At least 50 people have been killed in bomb and mortar attacks in two Syrian cities.
In the besieged city of Homs, two car bombs exploded in a mainly Alawite neighborhood, killing 36 people. An official said Tuesday's bombing also wounded more than 85 people, most of them civilians.
Meanwhile, in the capital, Damascus, mortar shells killed at least 14 people and injured more than 85 others in the al-Shaghour section. Police say some of the shells landed near a religious school and that some of the pupils were among the casualties.
Syria's government blamed the Damascus attack on "terrorists," a term it uses for the rebels fighting to oust President Bashar al-Assad.
Also Tuesday, the Organization for the Prohibition of Chemical Weapons said it will send a team to Syria to investigate recent allegations the the government used chlorine gas in an attack on a rebel area this month.
In a statement, the watchdog said the Syrian government has agreed to the mission, and will provide security in areas under its control.
Meanwhile, Human Rights Watch says government forces have continued to use barrel bombs in the northern city of Aleppo, despite a United Nations Security Council resolution demanding a halt to such attacks.
The rights group says that since February, when the council passed the resolution, it has identified the sites of at least 85 bombings in rebel-held parts of Aleppo, with most showing strong signs of impacts left by barrel bombs.
Human Rights Watch is urging the Security Council to impose an arms embargo on the Syrian government and other groups involved in systematic rights abuses.
The group also faults opposition fighters for the use of improvised weapons, saying they are prone to indiscriminate impacts on civilians.
In addition to stopping barrel bombings, the Security Council resolution also demanded that both sides allow aid to reach those in need in Syria. Last week, the heads of U.N. humanitarian agencies said Syria's government and rebels are blocking access to that aid.

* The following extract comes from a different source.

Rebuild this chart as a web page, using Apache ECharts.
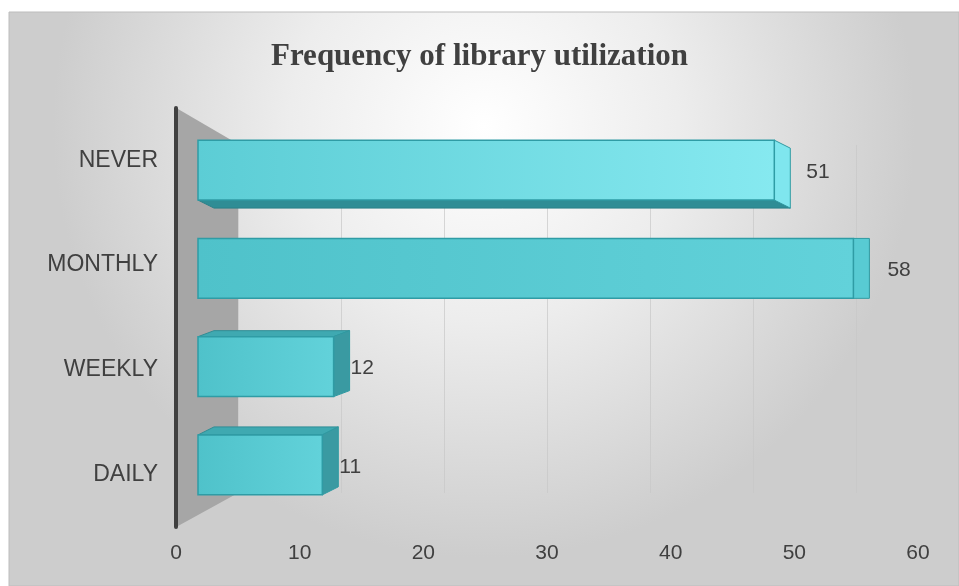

A group of 35 international lawyers and legal experts said Monday there is "no legal barrier" stopping the U.N. from carrying out cross-border operations into Syria to help the millions of people who need aid.
In a joint letter published by Britain's Guardian newspaper, the group said such deliveries have been held back by "an overly cautious interpretation of international humanitarian law." The experts urge the U.N. to bring aid into Syria, saying Syria's denial of access has been arbitrary and not for valid legal reasons.
The co-signers include Nicolas Bratza, the former president of the European court of human rights, Hans Corell, a former U.N. under-secretary-general for legal affairs, and Richard Goldstone, who was a chief prosecutor for the U.N. criminal tribunals for the former Yugoslavia and Rwanda.
The U.N. says 3.5 million Syrians are in areas that are under siege or where humanitarian assistance cannot reach them.
The fighting that began in March 2011 has displaced at least 6.5 million people within Syria, with another 2.6 million fleeing to neighboring countries. More than 150,000 people have been killed.